# 제어 문제

In [2]:
#!hide
from collections import defaultdict

import gymnasium as gym
import numpy as np
import matplotlib.pyplot as plt


class MCPrediction:
    def __init__(self, env, gamma=0.9):
        self.gamma = gamma
        self.env = env
        self.V = np.zeros(env.observation_space.n)
        self.returns = defaultdict(list)

    def select_action(self, policy, state):
        return policy[state]
    
    def generate_episode(self, policy):
        episode = []
        state, info = self.env.reset()
        done = False
        while not done:
            action = self.select_action(policy, state)
            next_state, reward, done, _, _ = self.env.step(action)
            episode.append((state, action, reward, next_state, done))
            state = next_state
        return episode

    def update_value(self, episode):
        G = 0
        for t in reversed(range(len(episode))):
            state, action, reward, next_state, done = episode[t]
            G = self.gamma * G + reward
            if state not in [x[0] for x in episode[:t]]:
                self.returns[state].append(G)
                self.V[state] = np.mean(self.returns[state])

    def evaluate_policy(self, policy, num_episodes=1000):
        nS = self.env.observation_space.n
        self.V_track = np.zeros((nS, num_episodes))
        for e in range(num_episodes):
            episode = self.generate_episode(policy)
            self.update_value(episode)
            self.V_track[:, e] = self.V.copy()
        return self.V, self.V_track

class SlipperyWalk(gym.Env):
    def __init__(self, length):
        super().__init__()

        self.action_space = gym.spaces.Discrete(2)
        self.observation_space = gym.spaces.Discrete(length)

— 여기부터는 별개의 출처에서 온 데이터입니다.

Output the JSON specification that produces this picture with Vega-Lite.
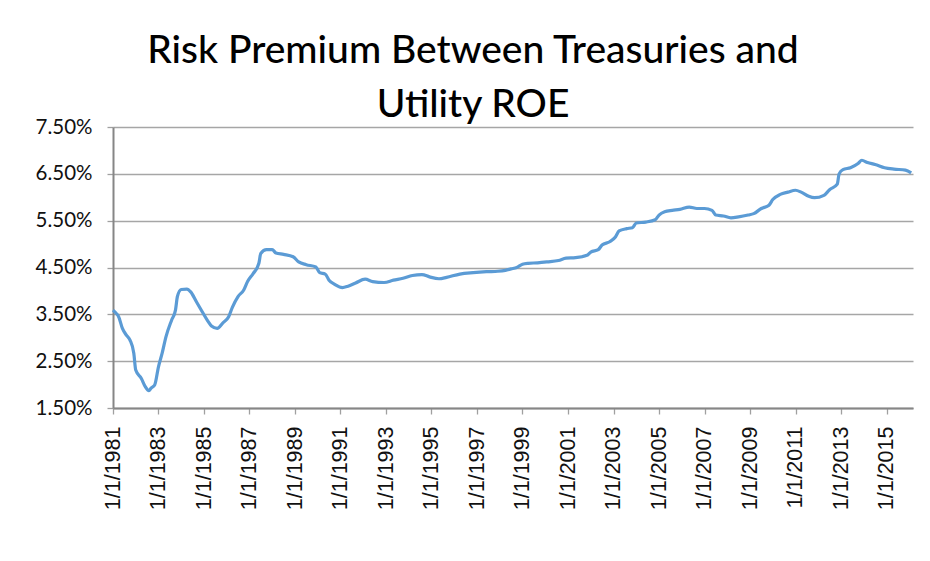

        self.start_state = length // 2  # 2로 나눈 몫
        self.state = self.start_state
        self.done = False
        self.truncated = False
        self.length = length
        self.P = self.set_transition()

    def set_transition(self):
        P = {}
        transition_probs = {'MOVE': 1/2, 'STAY': 1/3, 'OPPOSITE': 1/6}
        goal = self.length - 1

        for s in range(self.length):
            P[s] = {}
            for a in range(2):
                if s == 0:
                    P[s][a] = [(1.0, s, 0, True)]  # 확률, 상태, 보상, 종료 여부
                elif s == goal:
                    P[s][a] = [(1.0, s, 1, True)]
                else:
                    transitions = []
                    for transition, prob in transition_probs.items():
                        if transition == 'MOVE':
                            next_state = s + 1 if a == 1 else s - 1
                        elif transition == 'STAY':
                            next_state = s
                        elif transition == 'OPPOSITE':
                            next_state = s - 1 if a == 1 else s + 1
                        next_state = max(0, min(goal, next_state))   # 범위 제한 표현
                        reward = 1 if next_state == goal else 0      # 삼항 연산자
                        done = next_state == 0 or next_state == goal
                        transitions.append((prob, next_state, reward, done))
                    P[s][a] = transitions

        return P

    def reset(self):
        self.state = self.start_state
        self.done = False
        self.truncated = False
        self.steps = 0
        return self.state, {}

    def step(self, action):
        transitions = self.P[self.state][action]
        probs = np.array([t[0] for t in transitions])
        i = np.random.choice(np.arange(len(transitions)), p=probs)
        _, self.state, reward, self.done = transitions[i]
        self.steps += 1
        self.truncated = self.steps >= 100
        return self.state, reward, self.done, self.truncated, {}

    def render(self, mode='human'):
        grid = ['X'] + ([' '] * (self.length - 2)) + ['O']  # 리스트 연산
        grid[self.state] = 'A'
        print('|' + '|'.join(grid) + '|') # 문자열 연산

    @property
    def unwrapped(self):
        return self

def policy_evaluation(pi, P, gamma=1.0, theta=1e-10):
    nS = len(P)  # 상태의 수
    prev_V = np.zeros(nS)  # ns와 크기가 같은 영(0)벡터
    while True:
        V = np.zeros_like(prev_V)  # prev_V와 모양이 같은 영벡터
        for s in range(nS):
            for prob, next_state, reward, done in P[s][pi[s]]:
                rtrn = reward + gamma * prev_V[next_state] * (not done)
                V[s] += prob * rtrn
        if np.max(np.abs(prev_V - V)) < theta: # 기존 V와 차이가 작으면 중단
            break
        prev_V = V.copy()
    return V

def rmse(x, y):
    return np.sqrt(np.mean((x - y)**2))

def plot_value_track(V_track, V_true, env):
    colors = plt.cm.viridis(np.linspace(0, 1, env.length - 2))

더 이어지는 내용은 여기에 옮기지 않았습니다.